_Problem details:_ Take the lines from the head of the listing through the one bearing "0, 5, 5, 0, 0]" and copy them exactly, leaving every picture out.

_Given data:_
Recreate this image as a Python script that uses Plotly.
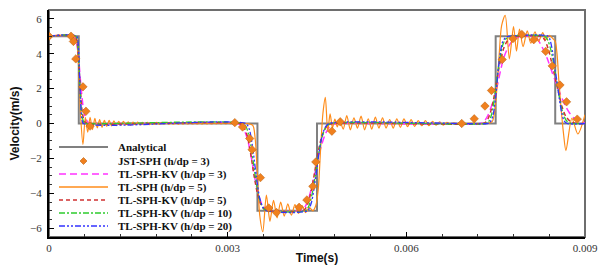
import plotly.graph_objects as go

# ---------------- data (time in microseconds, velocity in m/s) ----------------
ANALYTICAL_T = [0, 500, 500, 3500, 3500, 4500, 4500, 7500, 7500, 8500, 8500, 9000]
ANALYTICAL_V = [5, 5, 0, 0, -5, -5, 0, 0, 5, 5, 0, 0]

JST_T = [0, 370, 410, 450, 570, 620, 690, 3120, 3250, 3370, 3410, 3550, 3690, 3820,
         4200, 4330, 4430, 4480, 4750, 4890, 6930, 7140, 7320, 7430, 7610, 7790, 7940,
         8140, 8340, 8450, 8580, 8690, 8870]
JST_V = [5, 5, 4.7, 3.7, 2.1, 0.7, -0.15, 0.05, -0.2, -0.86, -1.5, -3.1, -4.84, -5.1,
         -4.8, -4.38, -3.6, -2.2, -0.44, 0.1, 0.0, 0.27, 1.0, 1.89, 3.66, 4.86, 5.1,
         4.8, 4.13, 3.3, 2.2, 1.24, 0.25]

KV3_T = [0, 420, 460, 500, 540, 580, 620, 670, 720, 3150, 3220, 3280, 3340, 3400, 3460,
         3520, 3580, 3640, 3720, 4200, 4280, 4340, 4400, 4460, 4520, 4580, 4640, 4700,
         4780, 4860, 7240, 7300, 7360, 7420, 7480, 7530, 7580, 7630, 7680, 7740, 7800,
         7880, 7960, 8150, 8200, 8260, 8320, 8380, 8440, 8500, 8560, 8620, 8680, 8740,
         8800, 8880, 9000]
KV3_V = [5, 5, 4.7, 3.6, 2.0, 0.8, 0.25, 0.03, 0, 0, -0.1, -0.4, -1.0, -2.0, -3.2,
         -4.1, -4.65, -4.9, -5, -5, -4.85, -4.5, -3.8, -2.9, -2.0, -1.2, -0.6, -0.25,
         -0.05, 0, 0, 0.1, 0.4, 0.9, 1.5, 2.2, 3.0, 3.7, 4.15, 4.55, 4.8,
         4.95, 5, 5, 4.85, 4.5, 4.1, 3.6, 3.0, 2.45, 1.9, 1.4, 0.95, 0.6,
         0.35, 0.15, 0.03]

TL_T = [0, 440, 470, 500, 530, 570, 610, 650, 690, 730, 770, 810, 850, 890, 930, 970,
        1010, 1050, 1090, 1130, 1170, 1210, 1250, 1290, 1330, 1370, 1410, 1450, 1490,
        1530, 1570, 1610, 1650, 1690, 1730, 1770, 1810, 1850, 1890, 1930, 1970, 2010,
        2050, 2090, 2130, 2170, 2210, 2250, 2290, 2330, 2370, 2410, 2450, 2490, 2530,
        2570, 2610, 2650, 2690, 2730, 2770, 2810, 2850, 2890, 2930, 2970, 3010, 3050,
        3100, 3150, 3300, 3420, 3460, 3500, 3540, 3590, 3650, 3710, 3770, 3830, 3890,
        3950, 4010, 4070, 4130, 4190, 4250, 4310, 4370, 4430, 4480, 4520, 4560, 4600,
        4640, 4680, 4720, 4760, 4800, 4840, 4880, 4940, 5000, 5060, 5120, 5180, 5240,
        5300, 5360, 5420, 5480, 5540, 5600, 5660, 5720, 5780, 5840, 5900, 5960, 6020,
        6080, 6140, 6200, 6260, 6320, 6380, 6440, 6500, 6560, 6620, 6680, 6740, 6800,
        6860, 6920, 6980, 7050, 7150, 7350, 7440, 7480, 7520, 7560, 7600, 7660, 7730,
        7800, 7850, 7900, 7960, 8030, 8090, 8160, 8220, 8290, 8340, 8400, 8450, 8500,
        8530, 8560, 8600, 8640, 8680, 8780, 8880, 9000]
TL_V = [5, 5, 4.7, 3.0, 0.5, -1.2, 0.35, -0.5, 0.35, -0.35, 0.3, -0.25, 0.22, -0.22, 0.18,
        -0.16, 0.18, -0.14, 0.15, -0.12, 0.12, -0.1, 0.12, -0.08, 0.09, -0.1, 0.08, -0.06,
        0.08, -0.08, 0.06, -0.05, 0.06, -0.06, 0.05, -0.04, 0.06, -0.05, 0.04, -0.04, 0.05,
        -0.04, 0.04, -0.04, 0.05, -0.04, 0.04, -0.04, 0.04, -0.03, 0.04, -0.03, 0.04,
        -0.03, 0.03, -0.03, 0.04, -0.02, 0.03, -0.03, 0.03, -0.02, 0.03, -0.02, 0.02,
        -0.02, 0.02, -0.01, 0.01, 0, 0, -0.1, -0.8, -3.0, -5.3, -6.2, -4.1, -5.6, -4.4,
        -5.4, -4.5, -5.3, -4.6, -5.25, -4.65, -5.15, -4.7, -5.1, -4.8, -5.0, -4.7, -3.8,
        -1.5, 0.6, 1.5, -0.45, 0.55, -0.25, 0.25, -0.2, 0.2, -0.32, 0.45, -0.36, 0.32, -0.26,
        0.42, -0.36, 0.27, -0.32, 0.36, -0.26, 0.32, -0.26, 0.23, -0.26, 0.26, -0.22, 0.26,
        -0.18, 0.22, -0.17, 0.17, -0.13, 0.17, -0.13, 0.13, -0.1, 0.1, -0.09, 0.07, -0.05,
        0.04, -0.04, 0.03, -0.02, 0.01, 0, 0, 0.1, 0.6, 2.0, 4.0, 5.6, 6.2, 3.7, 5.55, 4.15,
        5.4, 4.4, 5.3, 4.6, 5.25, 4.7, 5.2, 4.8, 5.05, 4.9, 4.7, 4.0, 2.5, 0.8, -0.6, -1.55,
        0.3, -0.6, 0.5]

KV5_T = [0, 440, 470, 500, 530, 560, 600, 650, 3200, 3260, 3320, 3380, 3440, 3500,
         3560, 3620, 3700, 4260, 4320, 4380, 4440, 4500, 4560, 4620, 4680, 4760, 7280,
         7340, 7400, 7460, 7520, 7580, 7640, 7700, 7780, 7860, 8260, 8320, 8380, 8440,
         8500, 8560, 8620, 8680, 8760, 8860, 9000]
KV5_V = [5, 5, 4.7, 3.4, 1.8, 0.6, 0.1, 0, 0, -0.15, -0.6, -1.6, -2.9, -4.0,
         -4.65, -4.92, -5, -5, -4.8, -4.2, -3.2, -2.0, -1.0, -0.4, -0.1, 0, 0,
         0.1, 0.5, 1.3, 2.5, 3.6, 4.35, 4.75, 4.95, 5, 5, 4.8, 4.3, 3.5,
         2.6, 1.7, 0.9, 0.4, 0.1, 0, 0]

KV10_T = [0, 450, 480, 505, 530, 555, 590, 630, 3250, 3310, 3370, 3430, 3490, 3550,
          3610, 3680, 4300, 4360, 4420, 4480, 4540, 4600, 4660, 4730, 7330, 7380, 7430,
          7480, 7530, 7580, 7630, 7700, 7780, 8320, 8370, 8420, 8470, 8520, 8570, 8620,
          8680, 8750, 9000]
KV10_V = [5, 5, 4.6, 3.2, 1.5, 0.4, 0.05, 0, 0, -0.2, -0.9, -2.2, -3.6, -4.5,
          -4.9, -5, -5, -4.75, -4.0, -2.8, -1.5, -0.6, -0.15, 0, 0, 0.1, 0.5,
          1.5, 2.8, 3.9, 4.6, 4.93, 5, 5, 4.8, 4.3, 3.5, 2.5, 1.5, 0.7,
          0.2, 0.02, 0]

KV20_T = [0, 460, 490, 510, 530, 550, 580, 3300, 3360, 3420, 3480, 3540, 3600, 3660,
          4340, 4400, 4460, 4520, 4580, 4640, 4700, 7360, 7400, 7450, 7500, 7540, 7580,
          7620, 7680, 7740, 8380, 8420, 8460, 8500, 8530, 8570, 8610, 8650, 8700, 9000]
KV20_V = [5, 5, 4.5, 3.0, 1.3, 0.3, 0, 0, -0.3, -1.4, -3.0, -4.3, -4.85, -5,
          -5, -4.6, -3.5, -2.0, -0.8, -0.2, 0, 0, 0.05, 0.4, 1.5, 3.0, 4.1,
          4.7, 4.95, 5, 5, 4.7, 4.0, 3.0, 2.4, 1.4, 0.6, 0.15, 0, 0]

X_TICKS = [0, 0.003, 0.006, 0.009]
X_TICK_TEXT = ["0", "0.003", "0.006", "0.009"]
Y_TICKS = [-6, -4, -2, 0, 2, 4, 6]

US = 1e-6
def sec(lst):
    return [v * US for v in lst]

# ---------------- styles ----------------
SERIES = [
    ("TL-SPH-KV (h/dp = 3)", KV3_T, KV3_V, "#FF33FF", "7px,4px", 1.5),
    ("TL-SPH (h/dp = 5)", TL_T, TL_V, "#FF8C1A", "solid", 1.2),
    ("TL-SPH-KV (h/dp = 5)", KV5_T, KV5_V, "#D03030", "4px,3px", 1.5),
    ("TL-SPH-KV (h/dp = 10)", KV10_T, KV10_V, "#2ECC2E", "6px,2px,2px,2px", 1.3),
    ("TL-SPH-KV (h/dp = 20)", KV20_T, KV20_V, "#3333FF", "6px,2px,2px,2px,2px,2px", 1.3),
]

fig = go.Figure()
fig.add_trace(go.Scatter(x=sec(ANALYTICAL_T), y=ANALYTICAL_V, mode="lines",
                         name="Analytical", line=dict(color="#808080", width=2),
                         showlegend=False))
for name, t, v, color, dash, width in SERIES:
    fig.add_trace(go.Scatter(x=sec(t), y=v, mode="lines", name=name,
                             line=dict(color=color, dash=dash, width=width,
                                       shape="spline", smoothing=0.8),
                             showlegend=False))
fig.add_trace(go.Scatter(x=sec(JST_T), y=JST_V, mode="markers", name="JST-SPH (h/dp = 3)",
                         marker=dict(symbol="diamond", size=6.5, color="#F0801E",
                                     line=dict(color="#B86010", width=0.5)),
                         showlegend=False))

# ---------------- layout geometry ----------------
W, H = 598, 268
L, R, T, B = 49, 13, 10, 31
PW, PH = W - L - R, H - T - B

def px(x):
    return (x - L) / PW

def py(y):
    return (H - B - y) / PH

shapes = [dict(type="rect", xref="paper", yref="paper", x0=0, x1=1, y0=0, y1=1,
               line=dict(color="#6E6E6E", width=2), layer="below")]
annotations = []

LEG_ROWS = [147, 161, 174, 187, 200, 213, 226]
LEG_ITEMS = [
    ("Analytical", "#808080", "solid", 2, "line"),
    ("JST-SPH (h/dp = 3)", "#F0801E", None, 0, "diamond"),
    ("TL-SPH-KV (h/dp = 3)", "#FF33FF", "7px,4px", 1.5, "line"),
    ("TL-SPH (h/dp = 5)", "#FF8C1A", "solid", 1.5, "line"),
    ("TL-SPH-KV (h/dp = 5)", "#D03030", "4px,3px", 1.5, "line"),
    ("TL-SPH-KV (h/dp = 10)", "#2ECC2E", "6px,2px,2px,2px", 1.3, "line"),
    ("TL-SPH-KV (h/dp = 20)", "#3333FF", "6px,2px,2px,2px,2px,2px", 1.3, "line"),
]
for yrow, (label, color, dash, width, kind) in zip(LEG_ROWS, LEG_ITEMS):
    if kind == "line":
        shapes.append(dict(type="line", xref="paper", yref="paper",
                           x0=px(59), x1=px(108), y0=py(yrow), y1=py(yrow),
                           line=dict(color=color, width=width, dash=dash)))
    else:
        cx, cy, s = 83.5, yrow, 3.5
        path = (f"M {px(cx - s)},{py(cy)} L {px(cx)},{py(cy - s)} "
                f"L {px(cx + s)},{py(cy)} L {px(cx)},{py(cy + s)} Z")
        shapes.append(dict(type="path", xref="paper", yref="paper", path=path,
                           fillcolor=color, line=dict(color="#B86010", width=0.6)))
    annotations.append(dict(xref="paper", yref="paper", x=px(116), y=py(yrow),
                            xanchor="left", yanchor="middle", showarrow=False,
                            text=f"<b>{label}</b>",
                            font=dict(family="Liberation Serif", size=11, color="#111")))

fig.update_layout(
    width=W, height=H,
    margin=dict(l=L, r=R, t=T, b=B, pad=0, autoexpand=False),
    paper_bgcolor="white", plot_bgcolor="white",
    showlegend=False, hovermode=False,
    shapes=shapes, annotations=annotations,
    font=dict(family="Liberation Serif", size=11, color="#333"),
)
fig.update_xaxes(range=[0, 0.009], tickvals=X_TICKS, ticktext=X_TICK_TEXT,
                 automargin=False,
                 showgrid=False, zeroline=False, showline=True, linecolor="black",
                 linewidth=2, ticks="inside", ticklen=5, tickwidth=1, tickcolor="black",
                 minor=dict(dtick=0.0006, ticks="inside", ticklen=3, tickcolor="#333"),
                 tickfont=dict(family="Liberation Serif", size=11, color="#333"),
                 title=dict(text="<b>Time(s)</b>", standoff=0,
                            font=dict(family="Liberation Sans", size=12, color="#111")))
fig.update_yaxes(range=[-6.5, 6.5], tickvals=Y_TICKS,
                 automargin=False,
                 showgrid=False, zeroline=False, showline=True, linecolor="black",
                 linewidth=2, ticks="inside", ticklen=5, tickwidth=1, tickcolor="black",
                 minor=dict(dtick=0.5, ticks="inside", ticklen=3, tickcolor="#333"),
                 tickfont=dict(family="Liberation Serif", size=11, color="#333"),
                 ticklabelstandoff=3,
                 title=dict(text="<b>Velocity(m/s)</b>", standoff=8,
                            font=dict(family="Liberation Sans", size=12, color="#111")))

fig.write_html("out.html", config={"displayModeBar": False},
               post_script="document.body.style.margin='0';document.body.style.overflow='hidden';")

_The reply:_
Recreate this image as a Python script that uses Plotly.
import plotly.graph_objects as go

# ---------------- data (time in microseconds, velocity in m/s) ----------------
ANALYTICAL_T = [0, 500, 500, 3500, 3500, 4500, 4500, 7500, 7500, 8500, 8500, 9000]
ANALYTICAL_V = [5, 5, 0, 0, -5, -5, 0, 0, 5, 5, 0, 0]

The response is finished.